By Darrell Janesak, Dave Koepp, All World Machinery Supply, Harvard, Ill.
Eco-Unit fitted with electrical panel, manifold, and valve stack for a special machine tool application.
In the 1990s, Japan passed legislation challenging its industry to reduce energy consumption — or face stiff tax penalties. Companies had to reduce energy consumption by a specified amount each year for a certain period of time. To meet these goals, much of the country’s industry — particularly machine-tool builders — took along look at hydraulics. A typical hydraulic system uses a constant
speed motor tha operates at about 1800 rpm. During idle periods, the electric motor continues to rotate at full speed, perhaps consuming 30-45% of full load amperage.
Enter inverter-based hydraulic pumps. In essence, the inverter causes the system to pump only as much as it needs to maintain constant pressure. Many machine-tool manufacturers use inverter-based hydraulic pumps on some of their new models. Overall, the technology has taken Japan by storm, particularly within the machine-tool industry, where about a third of the equipment being built uses some version of the technology.
How it works
The pump’s operation is relatively simple. It makes use of a switch-reluctance motor. For higher pressure applications, such as clamping, the unit uses a motor system similar to a frequency inverter, with a low-inertia, high-torque design.
A closed-loop-feedback from an encoder behind the motor monitors the motor’s position and rotation speed. A pressure transducer measures the pressure of fluid and calculates the flow volume of the pump. The system fires electrical pulses, the rate of which controls the motor to turn at a specific speed.
The unit’s inverter technology attempts to maintain a specified pressure. The inverter slows the motor down to 400 rpm to maintain line pressure — but as soon as a valve shifts downstream, the pressure transducer detects the pressure drop, and the inverter ramps the motor speed up in less than 0.1 sec to maintain the specified pressure.
In essence, the pump’s inverter technology saves energy by keeping line pressure constant. Because the motor isn’t always running at a constant speed, the system generates less heat. Less pressurized oil is released back to the tank, so the pump uses one-third the oil of traditional pumps; and because the process is cooler overall, the tank — and the entire unit — can be smaller (usually, half the size of conventional units with less environmental waste oil to be changed when serviced).
The pump’s pressure transducer and encoder also bring some self-monitoring capabilities into the fray. The closed-loop feedback between the transducer and encoder means the pump knows the speed of the motor rotation along with the machine’s flow-rate discharge. If the hydraulic system springs a leak, or has some internal problems, the pump can sense the subsequent change.

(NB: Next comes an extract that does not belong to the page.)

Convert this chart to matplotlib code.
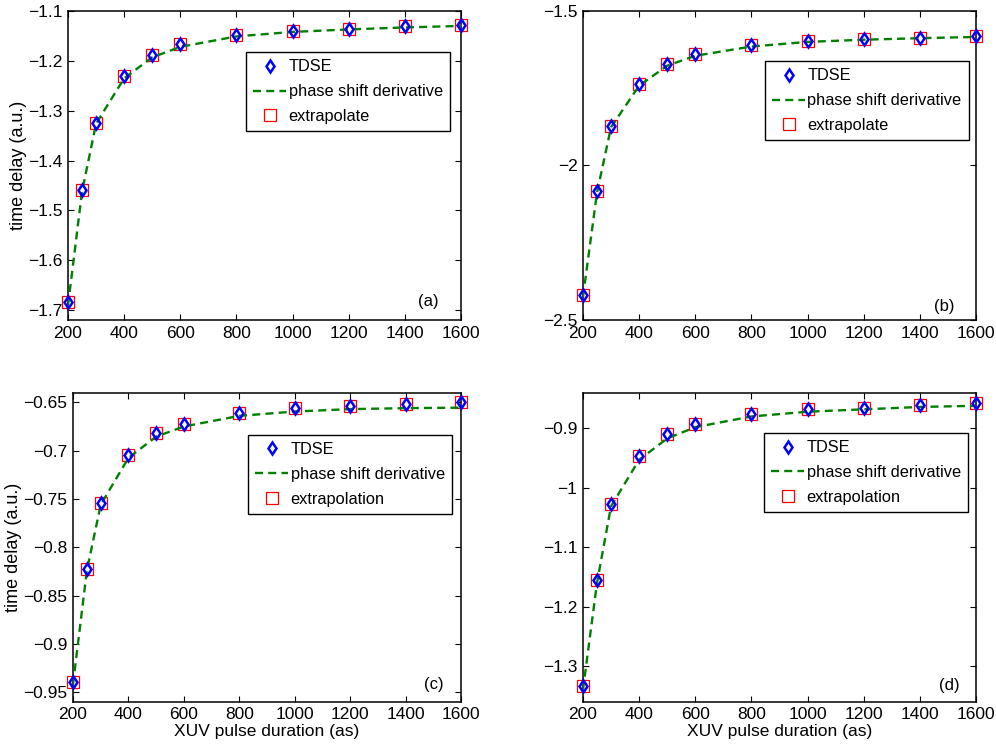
import numpy as np
import matplotlib
matplotlib.use("Agg")
import matplotlib.pyplot as plt
from matplotlib.ticker import FuncFormatter

plt.rcParams['font.family'] = ['Liberation Sans', 'DejaVu Sans']
plt.rcParams['font.size'] = 12

# pulse durations (as)
duration = [200, 250, 300, 400, 500, 600, 800, 1000, 1200, 1400, 1600]

# panel (a)
tdse_a = [-1.684, -1.459, -1.325, -1.231, -1.188, -1.166, -1.148, -1.140, -1.136, -1.131, -1.128]
deriv_a = [-1.690, -1.462, -1.326, -1.235, -1.193, -1.172, -1.151, -1.142, -1.137, -1.133, -1.130]
extra_a = [-1.684, -1.459, -1.325, -1.231, -1.188, -1.166, -1.148, -1.140, -1.136, -1.131, -1.128]

# panel (b)
tdse_b = [-2.419, -2.083, -1.873, -1.737, -1.671, -1.640, -1.611, -1.597, -1.591, -1.586, -1.581]
deriv_b = [-2.425, -2.088, -1.876, -1.742, -1.677, -1.645, -1.615, -1.600, -1.593, -1.588, -1.584]
extra_b = [-2.419, -2.083, -1.873, -1.737, -1.671, -1.640, -1.611, -1.597, -1.591, -1.586, -1.581]

# panel (c)
tdse_c = [-0.9396, -0.8226, -0.7542, -0.7049, -0.6821, -0.6725, -0.6614, -0.6560, -0.6533, -0.6520, -0.6500]
deriv_c = [-0.9420, -0.8240, -0.7560, -0.7075, -0.6855, -0.6750, -0.6640, -0.6595, -0.6570, -0.6560, -0.6555]
extra_c = [-0.9396, -0.8226, -0.7542, -0.7049, -0.6821, -0.6725, -0.6614, -0.6560, -0.6533, -0.6520, -0.6500]

# panel (d)
tdse_d = [-1.334, -1.155, -1.027, -0.947, -0.910, -0.892, -0.876, -0.868, -0.865, -0.861, -0.858]
deriv_d = [-1.340, -1.160, -1.031, -0.953, -0.917, -0.898, -0.880, -0.872, -0.868, -0.864, -0.862]
extra_d = [-1.334, -1.155, -1.027, -0.947, -0.910, -0.892, -0.876, -0.868, -0.865, -0.861, -0.858]

panels = [
    ("(a)", tdse_a, deriv_a, extra_a, "extrapolate", (-1.72, -1.1), np.arange(-1.7, -1.09, 0.1)),
    ("(b)", tdse_b, deriv_b, extra_b, "extrapolate", (-2.5, -1.5), [-2.5, -2.0, -1.5]),
    ("(c)", tdse_c, deriv_c, extra_c, "extrapolation", (-0.96, -0.64), np.arange(-0.95, -0.649, 0.05)),
    ("(d)", tdse_d, deriv_d, extra_d, "extrapolation", (-1.36, -0.84), np.arange(-1.3, -0.89, 0.1)),
]

rects = [
    [0.0683, 0.5716, 0.3946, 0.4137],
    [0.5853, 0.5716, 0.3946, 0.4137],
    [0.0733, 0.0606, 0.3896, 0.4137],
    [0.5853, 0.0606, 0.3946, 0.4137],
]
legend_anchor = [(0.972, 0.867), (0.982, 0.838), (0.977, 0.864), (0.980, 0.870)]
tag_pos = [(0.916, 0.059), (0.918, 0.043), (0.930, 0.055), (0.931, 0.053)]

fig = plt.figure(figsize=(9.96, 7.47), dpi=100)

for i, (tag, tdse, deriv, extra, extra_name, ylim, yticks) in enumerate(panels):
    ax = fig.add_axes(rects[i])
    ax.plot(duration, tdse, linestyle='none', marker='d', markersize=6,
            markerfacecolor='none', markeredgecolor='blue', markeredgewidth=1.8,
            label='TDSE', clip_on=False, zorder=4)
    ax.plot(duration, deriv, color=(0, 0.5, 0), linestyle='--', linewidth=1.7,
            dashes=(3.4, 2.2), label='phase shift derivative', zorder=3)
    ax.plot(duration, extra, linestyle='none', marker='s', markersize=8,
            markerfacecolor='none', markeredgecolor='red', markeredgewidth=0.9,
            label=extra_name, clip_on=False, zorder=2)
    ax.set_xlim(200, 1600)
    ax.set_ylim(*ylim)
    ax.set_xticks(np.arange(200, 1601, 200))
    ax.set_yticks(yticks)
    ax.yaxis.set_major_formatter(FuncFormatter(lambda v, p: ("%g" % round(v, 4)).replace("-", "\u2212")))
    ax.tick_params(direction='in', top=True, right=True, length=4, width=0.8,
                   labelsize=12.5, pad=4)
    for s in ax.spines.values():
        s.set_linewidth(1.1)
    if i in (0, 2):
        ax.set_ylabel("time delay (a.u.)", labelpad=1, fontsize=13)
    if i in (2, 3):
        ax.set_xlabel("XUV pulse duration (as)", labelpad=1, fontsize=12.5)
    leg = ax.legend(loc='upper right', bbox_to_anchor=legend_anchor[i],
                    fancybox=False, edgecolor='black', framealpha=1,
                    handlelength=2.0, handletextpad=0.15, labelspacing=0.6,
                    borderpad=0.45, fontsize=11.8, borderaxespad=0)
    leg.get_frame().set_linewidth(1.0)
    ax.text(tag_pos[i][0], tag_pos[i][1], tag, transform=ax.transAxes,
            ha='center', va='center', fontsize=12)

fig.savefig("out.png", dpi=100)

Cost vs energy consumption
Studies performed on small operations show that the technology drops overall plant power consumption by between 10-15%. That reduction not only could affect a company’s operating costs — but also the local power grids. In Ontario, for example, industry has been consuming up to 80% of energy within the area’s infrastructure. A 10% drop in energy coinsumption could make a huge impact.
Though inverter-based pumps have taken off in Japan, the technology has yet to see widespread adoption in the U.S. With most government programs on energy savings focused on consumer products — dryers, air conditioners, and the like — incentive for industry to reduce energy consumption has been limited.

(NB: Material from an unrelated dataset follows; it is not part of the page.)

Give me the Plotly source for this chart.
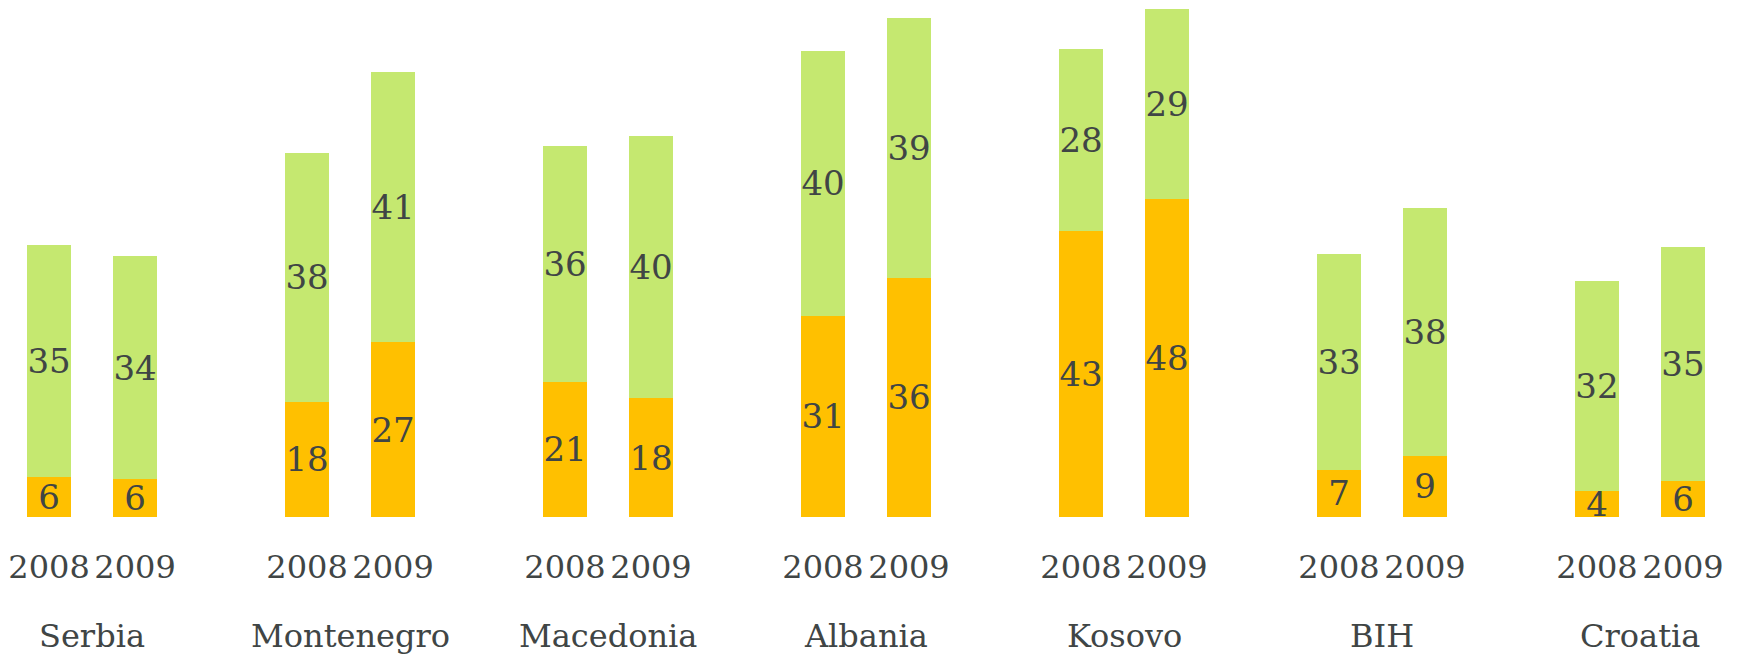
import plotly.graph_objects as go

# ==== data ====
countries = ["Serbia", "Montenegro", "Macedonia", "Albania", "Kosovo", "BIH", "Croatia"]
years = ["2008", "2009"]
# bottom (orange) segment, per country: [2008, 2009]
orange_values = [[6.1, 5.7], [17.5, 26.5], [20.5, 18.0], [30.5, 36.3], [43.3, 48.2], [7.2, 9.3], [4.0, 5.5]]
# top (green) segment, per country: [2008, 2009]
green_values = [[35.1, 33.9], [37.7, 41.0], [35.7, 39.7], [40.2, 39.4], [27.7, 28.8], [32.6, 37.6], [31.8, 35.4]]
# numbers printed on the segments
orange_labels = [[6, 6], [18, 27], [21, 18], [31, 36], [43, 48], [7, 9], [4, 6]]
green_labels = [[35, 34], [38, 41], [36, 40], [40, 39], [28, 29], [33, 38], [32, 35]]

ORANGE = "#FFC000"
GREEN = "#C5E870"
TEXT = "#404545"
FONT = "DejaVu Serif"

# each country takes three slots: two bars and a gap
x_pos = []
x_text = []
for g, _ in enumerate(countries):
    for j, year in enumerate(years):
        x_pos.append(3 * g + j)
        x_text.append(year)


def flat(rows):
    return [v for pair in rows for v in pair]


fig = go.Figure()
for values, labels, colour in (
    (orange_values, orange_labels, ORANGE),
    (green_values, green_labels, GREEN),
):
    fig.add_trace(
        go.Bar(
            x=x_pos,
            y=flat(values),
            width=0.51,
            marker=dict(color=colour, line=dict(width=0)),
            text=[str(v) for v in flat(labels)],
            textposition="inside",
            insidetextanchor="middle",
            textangle=0,
            constraintext="none",
            textfont=dict(family=FONT, size=34, color=TEXT),
            hoverinfo="skip",
        )
    )

for g, name in enumerate(countries):
    fig.add_annotation(
        x=3 * g + 0.5,
        y=-0.234,
        xref="x",
        yref="paper",
        text=name,
        showarrow=False,
        yanchor="middle",
        font=dict(family=FONT, size=32, color=TEXT),
    )

# the page adds an 8px body margin, so the figure is sized to fit inside the window
fig.update_layout(
    barmode="stack",
    width=1729,
    height=647,
    margin=dict(l=0, r=0, t=0, b=138),
    paper_bgcolor="white",
    plot_bgcolor="white",
    showlegend=False,
    xaxis=dict(
        range=[-0.477, 19.628],
        tickvals=x_pos,
        ticktext=x_text,
        tickfont=dict(family=FONT, size=32, color=TEXT),
        ticklabelstandoff=28,
        showgrid=False,
        zeroline=False,
        showline=False,
        ticks="",
    ),
    yaxis=dict(
        range=[0, 77.15],
        visible=False,
        showgrid=False,
        zeroline=False,
    ),
)

fig.write_html("out.html")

At least one company is doing on its own. Honda, as part of “Green Factory Initiative,” is testing the performance of inverterbased hydraulic pumps on a variety of industrial equipment in Anna Engine Plant and Russels Point facility in Ohio. During tests, the company saw power consumption for most machines drop between 45-50%.
Going the way of the hybrid
In the future, pump technology may go the same way as the hybrid car. Today, the market for inverter-based pumps has come mainly from shops seeking replacement units for their older machinery. But cost for replacing working units is still a barrier. The product pays for itself in a year and a half to two years — a little long for many who seek payback in 12 months or less. However, these complete hydraulic power units can somtimes be sold at about the cost of a replacement hydraulic pump; so the units have seen significant sales success as a replacement option on downed machinery.
Just as you don’t yet see hybrid cars on every street corner, largescale adoption of inverter pump technology, like that of Honda’s, is still in its infancy. Cost is still number one above energy savings in U.S. industry. However, with fuel prices and other energy costs on the rise, inverter-based hydraulic pumps may find more homes on factory floors in America in the years to come.